(MATERIAL)
++++
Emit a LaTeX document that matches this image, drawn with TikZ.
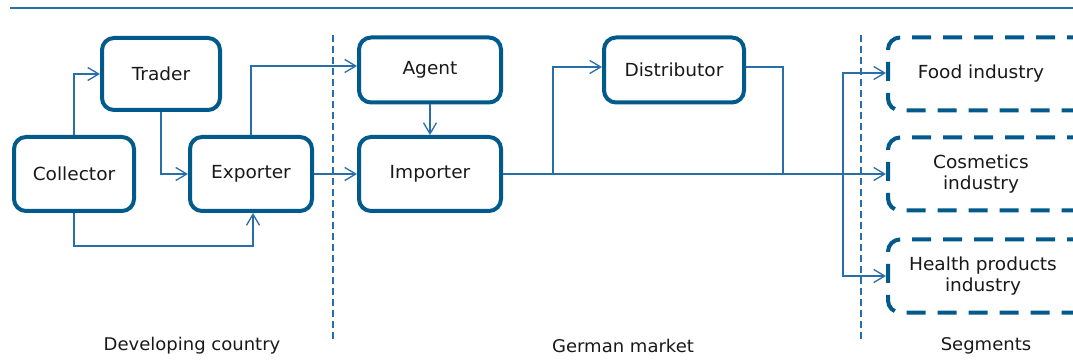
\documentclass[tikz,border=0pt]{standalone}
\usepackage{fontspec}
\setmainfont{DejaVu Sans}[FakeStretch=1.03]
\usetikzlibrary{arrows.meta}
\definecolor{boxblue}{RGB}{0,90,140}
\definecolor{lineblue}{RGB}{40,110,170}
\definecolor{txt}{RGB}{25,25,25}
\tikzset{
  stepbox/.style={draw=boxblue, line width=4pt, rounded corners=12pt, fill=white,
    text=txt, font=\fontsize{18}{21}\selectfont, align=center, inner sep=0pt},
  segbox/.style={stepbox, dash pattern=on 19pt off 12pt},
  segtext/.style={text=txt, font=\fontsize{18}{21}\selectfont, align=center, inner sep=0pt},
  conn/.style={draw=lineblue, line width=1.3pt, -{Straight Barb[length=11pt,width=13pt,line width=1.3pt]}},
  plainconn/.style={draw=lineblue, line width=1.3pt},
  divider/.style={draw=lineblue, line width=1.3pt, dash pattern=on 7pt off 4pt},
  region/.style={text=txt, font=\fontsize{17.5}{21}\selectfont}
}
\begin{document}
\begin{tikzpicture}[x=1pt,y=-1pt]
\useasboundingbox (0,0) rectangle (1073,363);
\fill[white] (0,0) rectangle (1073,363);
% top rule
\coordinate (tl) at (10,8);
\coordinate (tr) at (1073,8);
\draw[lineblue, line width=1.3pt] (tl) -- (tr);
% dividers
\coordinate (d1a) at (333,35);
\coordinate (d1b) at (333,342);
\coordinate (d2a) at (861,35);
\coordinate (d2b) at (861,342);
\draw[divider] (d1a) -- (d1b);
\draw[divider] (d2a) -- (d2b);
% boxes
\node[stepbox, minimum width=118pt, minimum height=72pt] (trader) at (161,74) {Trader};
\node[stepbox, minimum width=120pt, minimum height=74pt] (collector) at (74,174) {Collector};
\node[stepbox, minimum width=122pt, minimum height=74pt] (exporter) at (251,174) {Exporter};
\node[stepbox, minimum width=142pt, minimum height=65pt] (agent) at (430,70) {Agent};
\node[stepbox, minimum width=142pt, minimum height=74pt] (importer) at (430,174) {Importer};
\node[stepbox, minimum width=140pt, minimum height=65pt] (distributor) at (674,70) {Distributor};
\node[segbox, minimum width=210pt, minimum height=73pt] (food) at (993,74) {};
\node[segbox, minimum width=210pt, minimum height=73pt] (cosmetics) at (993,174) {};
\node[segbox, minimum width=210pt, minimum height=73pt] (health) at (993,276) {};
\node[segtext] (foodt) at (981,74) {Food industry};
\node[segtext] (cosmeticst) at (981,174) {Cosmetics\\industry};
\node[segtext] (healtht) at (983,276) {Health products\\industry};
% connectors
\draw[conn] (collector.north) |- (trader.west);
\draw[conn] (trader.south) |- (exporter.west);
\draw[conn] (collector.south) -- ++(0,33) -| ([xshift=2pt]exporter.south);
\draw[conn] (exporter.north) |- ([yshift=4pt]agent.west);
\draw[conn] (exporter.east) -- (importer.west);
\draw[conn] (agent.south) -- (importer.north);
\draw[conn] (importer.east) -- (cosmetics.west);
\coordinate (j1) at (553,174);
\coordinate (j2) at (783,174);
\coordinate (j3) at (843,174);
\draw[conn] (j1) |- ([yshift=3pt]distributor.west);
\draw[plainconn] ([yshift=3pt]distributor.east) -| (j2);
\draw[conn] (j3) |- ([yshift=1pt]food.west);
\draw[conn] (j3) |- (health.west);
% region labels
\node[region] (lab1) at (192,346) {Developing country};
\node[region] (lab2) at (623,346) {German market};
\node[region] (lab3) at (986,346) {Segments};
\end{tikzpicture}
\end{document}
++++
(WRITTEN PROBLEM)
Reproduce the material word for word. Any pictures should be left out of the copy.

(CORRECT ANSWER)
Emit a LaTeX document that matches this image, drawn with TikZ.
\documentclass[tikz,border=0pt]{standalone}
\usepackage{fontspec}
\setmainfont{DejaVu Sans}[FakeStretch=1.03]
\usetikzlibrary{arrows.meta}
\definecolor{boxblue}{RGB}{0,90,140}
\definecolor{lineblue}{RGB}{40,110,170}
\definecolor{txt}{RGB}{25,25,25}
\tikzset{
  stepbox/.style={draw=boxblue, line width=4pt, rounded corners=12pt, fill=white,
    text=txt, font=\fontsize{18}{21}\selectfont, align=center, inner sep=0pt},
  segbox/.style={stepbox, dash pattern=on 19pt off 12pt},
  segtext/.style={text=txt, font=\fontsize{18}{21}\selectfont, align=center, inner sep=0pt},
  conn/.style={draw=lineblue, line width=1.3pt, -{Straight Barb[length=11pt,width=13pt,line width=1.3pt]}},
  plainconn/.style={draw=lineblue, line width=1.3pt},
  divider/.style={draw=lineblue, line width=1.3pt, dash pattern=on 7pt off 4pt},
  region/.style={text=txt, font=\fontsize{17.5}{21}\selectfont}
}
\begin{document}
\begin{tikzpicture}[x=1pt,y=-1pt]
\useasboundingbox (0,0) rectangle (1073,363);
\fill[white] (0,0) rectangle (1073,363);
% top rule
\coordinate (tl) at (10,8);
\coordinate (tr) at (1073,8);
\draw[lineblue, line width=1.3pt] (tl) -- (tr);
% dividers
\coordinate (d1a) at (333,35);
\coordinate (d1b) at (333,342);
\coordinate (d2a) at (861,35);
\coordinate (d2b) at (861,342);
\draw[divider] (d1a) -- (d1b);
\draw[divider] (d2a) -- (d2b);
% boxes
\node[stepbox, minimum width=118pt, minimum height=72pt] (trader) at (161,74) {Trader};
\node[stepbox, minimum width=120pt, minimum height=74pt] (collector) at (74,174) {Collector};
\node[stepbox, minimum width=122pt, minimum height=74pt] (exporter) at (251,174) {Exporter};
\node[stepbox, minimum width=142pt, minimum height=65pt] (agent) at (430,70) {Agent};
\node[stepbox, minimum width=142pt, minimum height=74pt] (importer) at (430,174) {Importer};
\node[stepbox, minimum width=140pt, minimum height=65pt] (distributor) at (674,70) {Distributor};
\node[segbox, minimum width=210pt, minimum height=73pt] (food) at (993,74) {};
\node[segbox, minimum width=210pt, minimum height=73pt] (cosmetics) at (993,174) {};
\node[segbox, minimum width=210pt, minimum height=73pt] (health) at (993,276) {};
\node[segtext] (foodt) at (981,74) {Food industry};
\node[segtext] (cosmeticst) at (981,174) {Cosmetics\\industry};
\node[segtext] (healtht) at (983,276) {Health products\\industry};
% connectors
\draw[conn] (collector.north) |- (trader.west);
\draw[conn] (trader.south) |- (exporter.west);
\draw[conn] (collector.south) -- ++(0,33) -| ([xshift=2pt]exporter.south);
\draw[conn] (exporter.north) |- ([yshift=4pt]agent.west);
\draw[conn] (exporter.east) -- (importer.west);
\draw[conn] (agent.south) -- (importer.north);
\draw[conn] (importer.east) -- (cosmetics.west);
\coordinate (j1) at (553,174);
\coordinate (j2) at (783,174);
\coordinate (j3) at (843,174);
\draw[conn] (j1) |- ([yshift=3pt]distributor.west);
\draw[plainconn] ([yshift=3pt]distributor.east) -| (j2);
\draw[conn] (j3) |- ([yshift=1pt]food.west);
\draw[conn] (j3) |- (health.west);
% region labels
\node[region] (lab1) at (192,346) {Developing country};
\node[region] (lab2) at (623,346) {German market};
\node[region] (lab3) at (986,346) {Segments};
\end{tikzpicture}
\end{document}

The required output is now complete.